そして、穀物畑をただひたすら抜けていくと最後のコントロール、
1167km、NOGET LE ROI、19:46、到着。

いつもの行動をしてレストランに行くと、生ハムメロンがあり思わず食べてしまった。ここには、パリブレストもあったので一緒に食べた。

アレー、ジャポン
もう終わってしまうのか、、、、
あと58kmだが眠かったので外の芝の上に寝転んだが、ちくちくしたので体育館のベンチで30分横になった。本当は明るいうちに着きたかったのだが、身体がゆうことを聞かないのである。コントロール出発する際に、後ろから「アレー、ジャポン」と言われ振り返るとスタッフの女性が立っていた。メルシーと言うのが精一杯だった。とてもうれしかった。山崎さんに聞いたのだが、「アレー」とは、「いけいけ、GO、GO」といった意味があるらしい。この言葉は、今回たくさんの人たちからかけられた言葉で、フランス人の自転車にかける情熱をヒシヒシと感じた。夕暮れ迫るパリへの道はとても感慨深くすばらしい夕焼けに変わっていった。あと50km足らずで終わりだと思うと胸が熱かった。

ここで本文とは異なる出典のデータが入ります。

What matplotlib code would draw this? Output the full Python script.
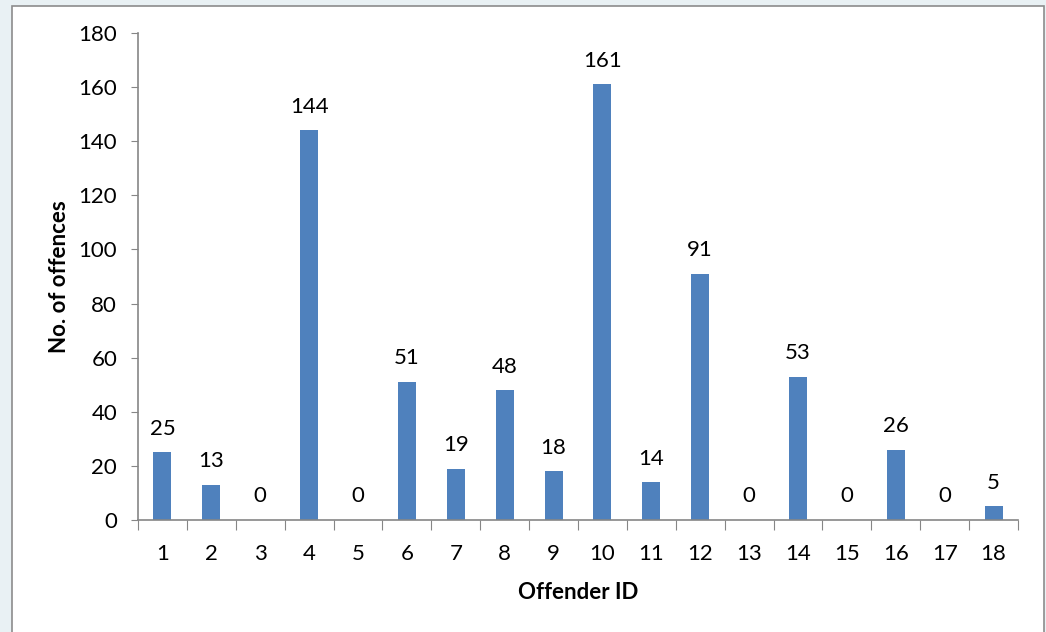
import numpy as np
import matplotlib
matplotlib.use("Agg")
import matplotlib.pyplot as plt
from matplotlib.patches import Rectangle

# Numero de delitos por infractor
offender_ids = [str(i) for i in range(1, 19)]
offences = [25, 13, 0, 144, 0, 51, 19, 48, 18, 161, 14, 91, 0, 53, 0, 26, 0, 5]
y_ticks = [0, 20, 40, 60, 80, 100, 120, 140, 160, 180]

plt.rcParams['font.family'] = ['Lato', 'DejaVu Sans']
fs = 16

fig = plt.figure(figsize=(10.46, 6.32), dpi=100)
fig.patch.set_facecolor('#e9f1f4')
# recuadro blanco del area del grafico
fig.patches.append(Rectangle((12 / 1046, -0.05), 1032 / 1046, 1 - 6 / 632 + 0.05,
                             transform=fig.transFigure, facecolor='white',
                             edgecolor='#8c8c8c', linewidth=1.2, zorder=-10))

ax = fig.add_axes([138 / 1046, 1 - 520 / 632, 880 / 1046, 487 / 632])
ax.set_facecolor('none')

x = np.arange(len(offences))
bars = ax.bar(x, offences, width=0.37, color='#4f81bd', zorder=2)

for xi, v in zip(x, offences):
    ax.text(xi, v + 5, str(v), ha='center', va='bottom', fontsize=fs, color='black')

ax.set_xlim(-0.5, len(offences) - 0.5)
ax.set_ylim(0, 180)
ax.set_yticks(y_ticks)
ax.tick_params(axis='y', labelsize=fs, length=5, color='#868686', pad=10)

# marcas entre categorias, etiquetas centradas
ax.set_xticks(np.arange(-0.5, len(offences), 1.0))
ax.set_xticklabels([])
ax.set_xticks(x, minor=True)
ax.set_xticklabels(offender_ids, minor=True)
ax.tick_params(axis='x', which='major', length=7, color='#868686')
ax.tick_params(axis='x', which='minor', length=0, labelsize=fs, pad=17)

for s in ['top', 'right']:
    ax.spines[s].set_visible(False)
for s in ['left', 'bottom']:
    ax.spines[s].set_color('#868686')
    ax.spines[s].set_linewidth(1.2)

ax.set_xlabel('Offender ID', fontsize=fs, fontweight='bold', labelpad=13)
ax.set_ylabel('No. of offences', fontsize=fs, fontweight='bold', labelpad=6)

plt.savefig('out.png', dpi=100, facecolor=fig.get_facecolor())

日が沈むといきなり寒さがやってくる。空気が暖かいところと冷たいところがあって変な感じである。やがて真っ暗な道に変わり、森の中を抜けるところで、またも前後誰もいない状態になった。昼間通った人は高級別荘地帯だとゴール後に言っていたが、真っ暗の中一人で行くと薄気味悪い道である。小さな峠みたいなところで、いきなりアレーと言われ、びっくりした。フランスの一般住宅は間接照明が多いのか、暗い気がする。4回目の夜を迎えたのだが、何度も真っ暗な中、声をかけられた。ゴールも近づき町の中に入る。後ろを振り返ると大集団が来ていた。あと10kmもないので最後に踏んでやろうと思い飛ばした。明るい街中、往きに通った道で良いのだろうと思い突っ走ったのが間違いで、帰りはもっと近道でゴールするのだ。結局、遠回りして集団には先を越され、違う道からサンカンタンにゴールした。

1225km、SAINT QUENTIN、23:50、ゴール。

辛うじて24:00前に着けて良かった。ゴール後とにかく酒を楽しみにしていたことにこだわり、ホテルに帰ってもいいよと言われたが、石丸さんと酒を飲みPBPの話題で盛り上がり、体育館の床に沈んだ。そして私のPBPは完結した。

結果:73時間20分

日本で応援してくれた皆さまに心から感謝します。ありがとうございました。
今回フランスで体験してきたことは衝撃的で、出発前、次は無いと思っていましたが、既に4年後のPBPに向けて走り出しています。